** Start of Dataset content **
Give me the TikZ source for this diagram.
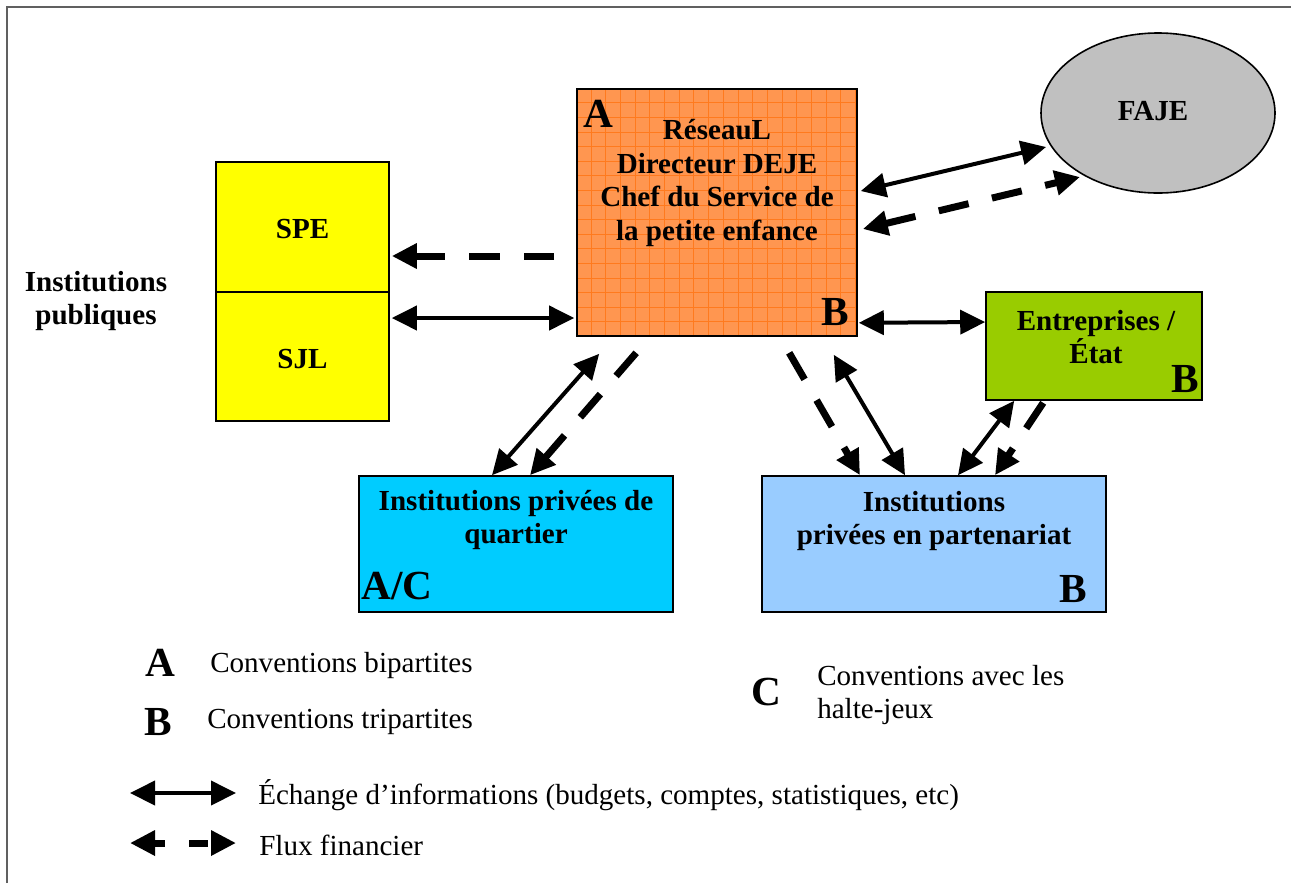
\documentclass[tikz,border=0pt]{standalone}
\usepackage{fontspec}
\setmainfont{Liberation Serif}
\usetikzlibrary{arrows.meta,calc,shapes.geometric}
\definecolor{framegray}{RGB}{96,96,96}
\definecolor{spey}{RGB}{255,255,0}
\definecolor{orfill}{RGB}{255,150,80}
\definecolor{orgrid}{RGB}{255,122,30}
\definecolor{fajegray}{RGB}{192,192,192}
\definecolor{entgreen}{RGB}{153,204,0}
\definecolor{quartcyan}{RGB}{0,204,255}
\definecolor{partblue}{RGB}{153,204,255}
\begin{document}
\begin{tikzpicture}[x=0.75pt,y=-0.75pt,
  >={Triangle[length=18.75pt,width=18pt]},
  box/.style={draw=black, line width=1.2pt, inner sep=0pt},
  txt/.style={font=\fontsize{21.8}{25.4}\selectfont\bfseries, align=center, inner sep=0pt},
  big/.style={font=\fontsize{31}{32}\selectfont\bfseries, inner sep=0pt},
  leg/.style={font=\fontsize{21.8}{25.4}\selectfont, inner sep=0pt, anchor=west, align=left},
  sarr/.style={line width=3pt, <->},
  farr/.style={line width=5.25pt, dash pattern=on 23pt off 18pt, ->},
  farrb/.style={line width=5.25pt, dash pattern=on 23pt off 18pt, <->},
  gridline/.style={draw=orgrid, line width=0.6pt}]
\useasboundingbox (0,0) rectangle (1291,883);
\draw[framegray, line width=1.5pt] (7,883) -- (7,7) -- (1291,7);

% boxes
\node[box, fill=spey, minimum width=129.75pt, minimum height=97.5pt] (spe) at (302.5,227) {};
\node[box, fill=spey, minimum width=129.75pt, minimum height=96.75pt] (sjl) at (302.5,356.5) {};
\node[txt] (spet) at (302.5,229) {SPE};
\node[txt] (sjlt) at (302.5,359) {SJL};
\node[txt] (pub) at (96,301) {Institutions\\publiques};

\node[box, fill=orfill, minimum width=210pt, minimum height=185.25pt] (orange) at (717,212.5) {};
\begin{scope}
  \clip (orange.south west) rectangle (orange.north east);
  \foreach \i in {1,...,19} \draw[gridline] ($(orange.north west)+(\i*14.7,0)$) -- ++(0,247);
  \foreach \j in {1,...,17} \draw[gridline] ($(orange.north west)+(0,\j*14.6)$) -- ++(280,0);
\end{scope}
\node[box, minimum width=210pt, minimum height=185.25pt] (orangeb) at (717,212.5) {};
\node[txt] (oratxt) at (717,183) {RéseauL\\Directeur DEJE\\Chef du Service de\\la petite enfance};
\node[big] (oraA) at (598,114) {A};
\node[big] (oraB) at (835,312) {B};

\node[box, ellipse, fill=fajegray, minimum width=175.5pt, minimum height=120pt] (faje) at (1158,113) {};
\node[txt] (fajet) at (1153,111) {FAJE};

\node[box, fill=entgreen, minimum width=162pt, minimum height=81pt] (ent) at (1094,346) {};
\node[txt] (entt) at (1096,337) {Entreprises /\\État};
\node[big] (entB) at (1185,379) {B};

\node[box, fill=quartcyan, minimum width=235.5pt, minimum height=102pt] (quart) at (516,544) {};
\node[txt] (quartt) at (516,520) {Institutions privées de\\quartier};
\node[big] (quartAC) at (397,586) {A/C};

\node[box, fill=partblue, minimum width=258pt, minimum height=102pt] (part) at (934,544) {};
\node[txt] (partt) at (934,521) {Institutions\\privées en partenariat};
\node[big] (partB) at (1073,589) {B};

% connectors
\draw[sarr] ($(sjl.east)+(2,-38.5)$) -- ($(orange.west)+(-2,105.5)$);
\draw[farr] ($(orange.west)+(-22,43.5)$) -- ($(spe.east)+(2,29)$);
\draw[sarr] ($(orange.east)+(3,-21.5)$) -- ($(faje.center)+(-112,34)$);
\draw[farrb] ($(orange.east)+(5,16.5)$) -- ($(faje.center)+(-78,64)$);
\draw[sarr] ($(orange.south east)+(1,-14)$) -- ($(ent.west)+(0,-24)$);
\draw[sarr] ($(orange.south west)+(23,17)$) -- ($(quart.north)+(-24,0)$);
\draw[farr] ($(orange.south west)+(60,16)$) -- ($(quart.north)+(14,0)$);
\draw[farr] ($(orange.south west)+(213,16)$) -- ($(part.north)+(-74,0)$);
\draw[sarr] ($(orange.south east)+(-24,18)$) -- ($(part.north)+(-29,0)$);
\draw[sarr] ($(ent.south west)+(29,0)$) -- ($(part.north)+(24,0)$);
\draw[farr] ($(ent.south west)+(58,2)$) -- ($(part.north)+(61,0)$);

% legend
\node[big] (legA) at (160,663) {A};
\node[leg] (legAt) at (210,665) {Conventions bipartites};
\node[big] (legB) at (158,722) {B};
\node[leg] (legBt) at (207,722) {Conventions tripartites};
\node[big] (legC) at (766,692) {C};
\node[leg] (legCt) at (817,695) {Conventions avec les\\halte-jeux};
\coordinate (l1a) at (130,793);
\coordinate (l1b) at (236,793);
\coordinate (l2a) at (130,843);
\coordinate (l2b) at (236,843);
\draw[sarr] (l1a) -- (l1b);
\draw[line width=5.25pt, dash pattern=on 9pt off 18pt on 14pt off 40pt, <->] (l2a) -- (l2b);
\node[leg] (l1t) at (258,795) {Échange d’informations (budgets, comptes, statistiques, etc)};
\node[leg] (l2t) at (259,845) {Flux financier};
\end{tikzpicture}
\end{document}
** End of Dataset content **
— To be done —
Go from the first line of the data above to the line containing "(oraB) at (835,312)" and retype exactly those lines, both included, but none of the pictures.

— Full answer —
Give me the TikZ source for this diagram.
\documentclass[tikz,border=0pt]{standalone}
\usepackage{fontspec}
\setmainfont{Liberation Serif}
\usetikzlibrary{arrows.meta,calc,shapes.geometric}
\definecolor{framegray}{RGB}{96,96,96}
\definecolor{spey}{RGB}{255,255,0}
\definecolor{orfill}{RGB}{255,150,80}
\definecolor{orgrid}{RGB}{255,122,30}
\definecolor{fajegray}{RGB}{192,192,192}
\definecolor{entgreen}{RGB}{153,204,0}
\definecolor{quartcyan}{RGB}{0,204,255}
\definecolor{partblue}{RGB}{153,204,255}
\begin{document}
\begin{tikzpicture}[x=0.75pt,y=-0.75pt,
  >={Triangle[length=18.75pt,width=18pt]},
  box/.style={draw=black, line width=1.2pt, inner sep=0pt},
  txt/.style={font=\fontsize{21.8}{25.4}\selectfont\bfseries, align=center, inner sep=0pt},
  big/.style={font=\fontsize{31}{32}\selectfont\bfseries, inner sep=0pt},
  leg/.style={font=\fontsize{21.8}{25.4}\selectfont, inner sep=0pt, anchor=west, align=left},
  sarr/.style={line width=3pt, <->},
  farr/.style={line width=5.25pt, dash pattern=on 23pt off 18pt, ->},
  farrb/.style={line width=5.25pt, dash pattern=on 23pt off 18pt, <->},
  gridline/.style={draw=orgrid, line width=0.6pt}]
\useasboundingbox (0,0) rectangle (1291,883);
\draw[framegray, line width=1.5pt] (7,883) -- (7,7) -- (1291,7);

% boxes
\node[box, fill=spey, minimum width=129.75pt, minimum height=97.5pt] (spe) at (302.5,227) {};
\node[box, fill=spey, minimum width=129.75pt, minimum height=96.75pt] (sjl) at (302.5,356.5) {};
\node[txt] (spet) at (302.5,229) {SPE};
\node[txt] (sjlt) at (302.5,359) {SJL};
\node[txt] (pub) at (96,301) {Institutions\\publiques};

\node[box, fill=orfill, minimum width=210pt, minimum height=185.25pt] (orange) at (717,212.5) {};
\begin{scope}
  \clip (orange.south west) rectangle (orange.north east);
  \foreach \i in {1,...,19} \draw[gridline] ($(orange.north west)+(\i*14.7,0)$) -- ++(0,247);
  \foreach \j in {1,...,17} \draw[gridline] ($(orange.north west)+(0,\j*14.6)$) -- ++(280,0);
\end{scope}
\node[box, minimum width=210pt, minimum height=185.25pt] (orangeb) at (717,212.5) {};
\node[txt] (oratxt) at (717,183) {RéseauL\\Directeur DEJE\\Chef du Service de\\la petite enfance};
\node[big] (oraA) at (598,114) {A};
\node[big] (oraB) at (835,312) {B};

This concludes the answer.